Le film se joue ainsi de son propre mauvais goût et de ses clichés : mauvaise musique, couleurs flashys, nudités et érotisme cheap, drogues, gangsters de pacotilles, pimbêches aux prénoms ridicules (Cotty, Candy...). Ce n'est pas pour rien si la sage, brune et fragile Faith (la foi) fuit le désastre à temps. Mais tout fonctionne comme si les personnages eux-mêmes étaient conscients d'être dans un film - ou plutôt comme si le monde que nous présente Korine était un monde qui aurait définitivement digéré les codes du cinéma de genre (la référence à Scarface qui "tourne en boucle" est à ce titre révélatrice) à tel point que le cinéma investit le monde et non plus l'inverse. De ces êtres devenus archétypes conscients, Korine tire des figures imprévisibles, inégales, aux motivations floues. La séquence incroyable de la fellation sur canon(s) est exemplaire, de même que le final du film, feu d'artifice fluorescent, en contrepoint permanent, explosion de violence salvatrice et attendue.

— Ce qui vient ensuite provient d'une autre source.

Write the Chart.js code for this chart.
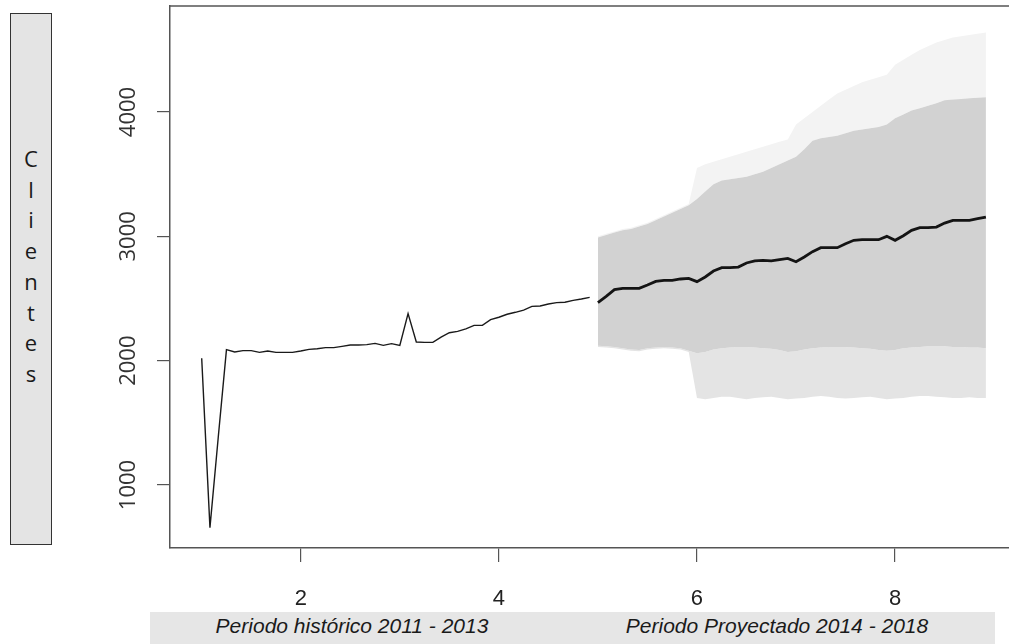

La trajectoire du film et de ses héroïnes vers ce final pourtant inévitable (tant de tension accumulée devait bien exploser) était bien sûr minutieusement tissée par Korine, grâce à un sens aigu de la mise en scène et surtout du montage (visuel et sonore) : le film est à percevoir comme un long trip hypnotique, qui, certes narratif de manière plutôt linéaire, à sans cesse recours à des inserts bref de flasbacks et de flashforwards, qui composent un puzzle d'émotions, de souvenirs, et perdent un peu le spectateur. Certaines images arriveront bien plus tard que d'autres, mais on aura gardé dans un coin de tête leur arrivée; certaines phrases seront répétées ad nauseam, et souvent, les mots ne colleront pas aux images du premier coup. Les voix du film s'entremêlent et se joue de la temporalité, pour produire un décalage contrapuntique entre ce qui est dit et ce qui est montré : en témoignent les coups de fil que passent les amies à leur famille.
Passionnant maelström d'images et de sons mixés jusqu'à la transe, baignés de couleurs fluo, zébrés de fulgurances vulgaires et white trash, mais qui, à sa manière, émeut. On en sort essoufflé, pantois.